I have concluded that the small area that I was staying in was significant enough of a litmus test for the whole of Perth. A simple 100m walk to the bottle shop resulted in more inebriated temporary penile storage facilities than any man could hope for. As to whether these fluid hosts would amount to any conversation over and above the vocabulary of a Missy Elliot song, I can't be certain. However the outlook appears grim.

The only purposeful thing I actually did in Perth was to attend a conference at a swanky hotel. I could tell it was swanky because the man at the front desk exchanged my provincial "G'day" for an imperial "How do you do."

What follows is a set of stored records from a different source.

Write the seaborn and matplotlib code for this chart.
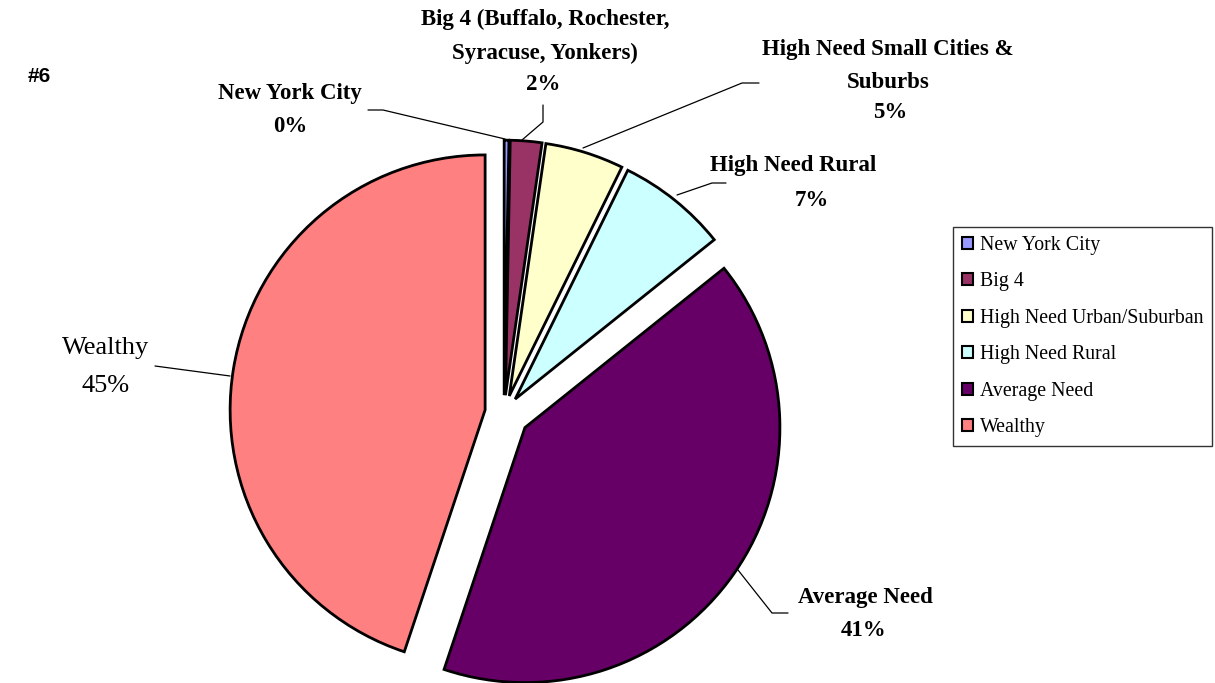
import matplotlib
matplotlib.use("Agg")
import matplotlib.pyplot as plt
from matplotlib.lines import Line2D
import seaborn as sns

# data
sectors = ["New York City", "Big 4", "High Need Urban/Suburban",
           "High Need Rural", "Average Need", "Wealthy"]
shares = [0.3, 2, 5, 7, 41, 45]
colors = ["#9999FF", "#993366", "#FFFFCC", "#CCFFFF", "#660066", "#FF8080"]
slice_names = [["New York City"],
               ["Big 4 (Buffalo, Rochester,", "Syracuse, Yonkers)"],
               ["High Need Small Cities &", "Suburbs"],
               ["High Need Rural"],
               ["Average Need"],
               ["Wealthy"]]

W, H = 1215, 683


def fx(x, y):
    ''' pixel (from top-left) to figure fraction '''
    return x / W, 1 - y / H


sns.set_theme(style="white")
plt.rcParams['font.family'] = ['Liberation Serif', 'DejaVu Serif']
plt.rcParams['text.color'] = 'black'

fig = plt.figure(figsize=(W / 100, H / 100), dpi=100)
fig.patch.set_facecolor("white")

# pie centre at (504, 413) px, radius 255 px
r_px = 255
cx, cy = 504, 413
ax = fig.add_axes([0, 0, 1000 / W, 1])
wedges, _ = ax.pie(shares, colors=colors, startangle=90, counterclock=False,
                   explode=[0.07, 0.07, 0.07, 0.07, 0.1, 0.075], radius=1,
                   wedgeprops=dict(edgecolor="black", linewidth=2))
ax.set_xlim(-cx / r_px, (1000 - cx) / r_px)
ax.set_ylim(-(H - cy) / r_px, cy / r_px)
ax.set_aspect("equal", adjustable="box")
ax.axis("off")

# slice labels: name line y's, percent position, bold, size
pct = [f"{round(v)}%" for v in shares]
label_pos = [
    (290, [93], 290, 127, True, 16.5),
    (545, [19, 53], 543, 85, True, 16.5),
    (888, [50, 82], 890, 113, True, 16.5),
    (793, [165], 812, 200, True, 16.5),
    (865, [597], 864, 631, True, 16.5),
    (106, [348], 106, 386, False, 19),
]
for lines, p, (x, ys, px, py, bold, fs) in zip(slice_names, pct, label_pos):
    wt = "bold" if bold else "normal"
    for line, y in zip(lines, ys):
        fig.text(*fx(x, y), line, ha="center", va="center", fontsize=fs,
                 fontweight=wt)
    fig.text(*fx(px, py), p, ha="center", va="center", fontsize=fs, fontweight=wt)

# leader lines
leaders = [
    [(368, 110), (383, 110), (505, 139)],
    [(543, 105), (543, 122), (522, 140)],
    [(759, 83), (742, 83), (583, 148)],
    [(726, 183), (712, 183), (677, 195)],
    [(788, 613), (772, 613), (738, 570)],
    [(155, 366), (230, 376)],
]
for pts in leaders:
    xs = [p[0] / W for p in pts]
    ys = [1 - p[1] / H for p in pts]
    fig.add_artist(Line2D(xs, ys, color="black", linewidth=0.9))

fig.text(*fx(28, 76), "#6", ha="left", va="center", fontsize=15,
         fontweight="bold", family=["Liberation Sans", "DejaVu Sans"])

leg = fig.legend(wedges, sectors, loc="upper left",
                 bbox_to_anchor=fx(953, 227), frameon=True, fancybox=False,
                 fontsize=14.3, handlelength=0.55, handleheight=0.55,
                 handletextpad=0.35, labelspacing=0.88, borderpad=0.45,
                 borderaxespad=0)
leg.get_frame().set_edgecolor("black")
leg.get_frame().set_linewidth(1.0)
for h in leg.legend_handles:
    h.set_linewidth(1.5)

fig.savefig("out.png", dpi=100, facecolor="white")
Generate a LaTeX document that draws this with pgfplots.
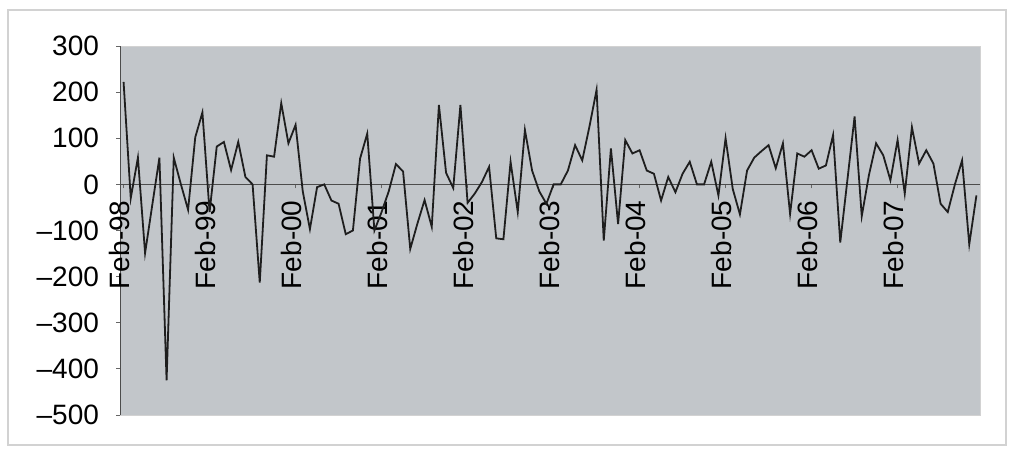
\documentclass[border=0pt]{standalone}
\usepackage{fontspec}
\setmainfont{Liberation Sans}
\usepackage{pgfplots}
\pgfplotsset{compat=1.18}
\definecolor{plotbg}{RGB}{194,198,202}
\definecolor{seriescol}{RGB}{30,30,30}
\definecolor{framecol}{RGB}{210,210,210}
\begin{document}
\begin{tikzpicture}
\useasboundingbox (0pt,0pt) rectangle (506pt,224.5pt);
\fill[white] (0pt,0pt) rectangle (506pt,224.5pt);
\draw[framecol, line width=0.6pt] (4pt,2pt) rectangle (503pt,219.5pt);
\begin{axis}[
  at={(60pt,17pt)}, anchor=south west,
  width=430pt, height=184.5pt, scale only axis,
  xmin=-0.5, xmax=119.5, ymin=-500, ymax=300,
  enlargelimits=false,
  axis x line=middle, axis y line=left,
  axis line style={-, draw=black!70, line width=0.5pt},
  hide obscured x ticks=false, hide obscured y ticks=false,
  ytick={-500,-400,-300,-200,-100,0,100,200,300},
  yticklabels={–500,–400,–300,–200,–100,0,100,200,300},
  xtick={0,12,24,36,48,60,72,84,96,108},
  xticklabels={Feb-98,Feb-99,Feb-00,Feb-01,Feb-02,Feb-03,Feb-04,Feb-05,Feb-06,Feb-07},
  tick align=outside, major tick length=2pt,
  tick style={draw=black!60, line width=0.4pt},
  x tick label style={rotate=90, anchor=east, font=\fontsize{14}{16}\selectfont, xshift=-2.5pt, yshift=2pt},
  y tick label style={font=\fontsize{14}{16}\selectfont, xshift=-5pt},
  axis background/.style={fill=plotbg, draw=framecol},
  clip=false,
]
\addplot[color=seriescol, line width=0.9pt, mark=none] coordinates {
(0,222) (1,-30) (2,58) (3,-149) (4,-45) (5,58) (6,-425) (7,58) (8,0) (9,-55)
(10,102) (11,156) (12,-60) (13,82) (14,92) (15,31) (16,92) (17,16) (18,0) (19,-213)
(20,63) (21,60) (22,176) (23,89) (24,129) (25,-15) (26,-97) (27,-6) (28,0) (29,-35)
(30,-42) (31,-108) (32,-100) (33,56) (34,110) (35,-100) (36,-60) (37,-15) (38,44) (39,28)
(40,-140) (41,-85) (42,-34) (43,-92) (44,172) (45,25) (46,-8) (47,172) (48,-40) (49,-20)
(50,5) (51,38) (52,-117) (53,-119) (54,49) (55,-60) (56,118) (57,30) (58,-15) (59,-42)
(60,0) (61,0) (62,30) (63,85) (64,52) (65,125) (66,205) (67,-122) (68,78) (69,-86)
(70,96) (71,67) (72,74) (73,30) (74,23) (75,-35) (76,16) (77,-17) (78,23) (79,49)
(80,0) (81,0) (82,49) (83,-24) (84,100) (85,-10) (86,-65) (87,30) (88,58) (89,72)
(90,85) (91,35) (92,89) (93,-64) (94,67) (95,60) (96,74) (97,34) (98,41) (99,107)
(100,-126) (101,10) (102,147) (103,-69) (104,20) (105,89) (106,63) (107,9) (108,96) (109,-20)
(110,124) (111,45) (112,74) (113,45) (114,-42) (115,-60) (116,0) (117,52) (118,-130) (119,-24)
};
\end{axis}
\end{tikzpicture}
\end{document}
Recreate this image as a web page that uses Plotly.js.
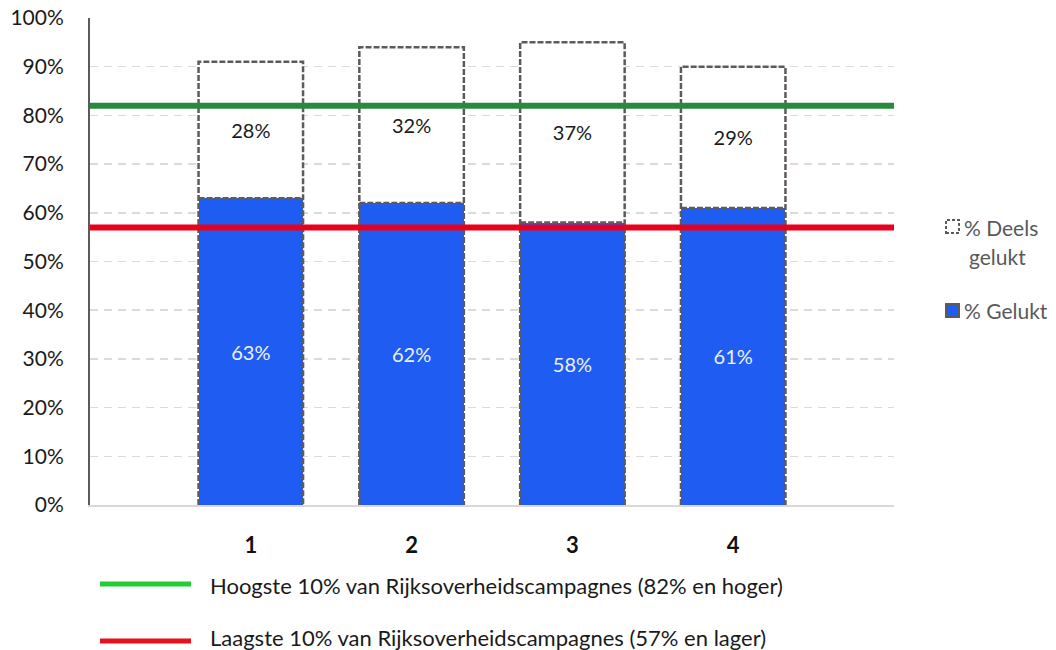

The aforementioned hotel played host to a sanitary amenity that boasted classical music. It's not often that one has the chance to pass solid or liquid matter in an environment that is trimmed by the artistry of a Bach concerto. It's surprising how classical music unconsciously encourages you not to micturate on the toilet seat. No matter how hard I tried, Bach seemed to guide my ill intentioned piss into the bowl.

When I boarded the plane, I rejoiced in the fact that I didn't have a stranger sitting next to me because the seat was empty. Of course my row 22 associate was the kind of moron that was too busy drinking cheap mind-rotter at the airport bar to realise his flight was departing. He sat down beside me with a kind of content ignorant grin you'd expect on the face of someone that was oblivious to the fact that they disgusted humanity. About 2 hours into the flight he started to excrete an odour that glade air fresheners would have a disclaimer about. It was a cross between 6-week-old pizza salami and a 98-year-old nursing home resident that had run out of adult diapers.

To add to this nightmare, he had decided to start snoring. It was as though his sinus had engaged in a pitched battle against his respiratory system, and it was clear that both of them were losing. Rather than tell how the flight ended, I should conclude about my time in Perth.

Perth is place were everyone wants to have been but nobody wants to go. It must be one of those things that you must have done, to know anything about Australia but you'll be dammed if you'll enjoy anything about it whilst you're there. It was on the whole dull, dim witted and oblivious to the fact that a capital city was not just a shop front for state politics.

My advice to you is find a way to visit Perth that won't cost you anything, otherwise you'd get about the same excitement as Steven Hawking would at a high school science fair.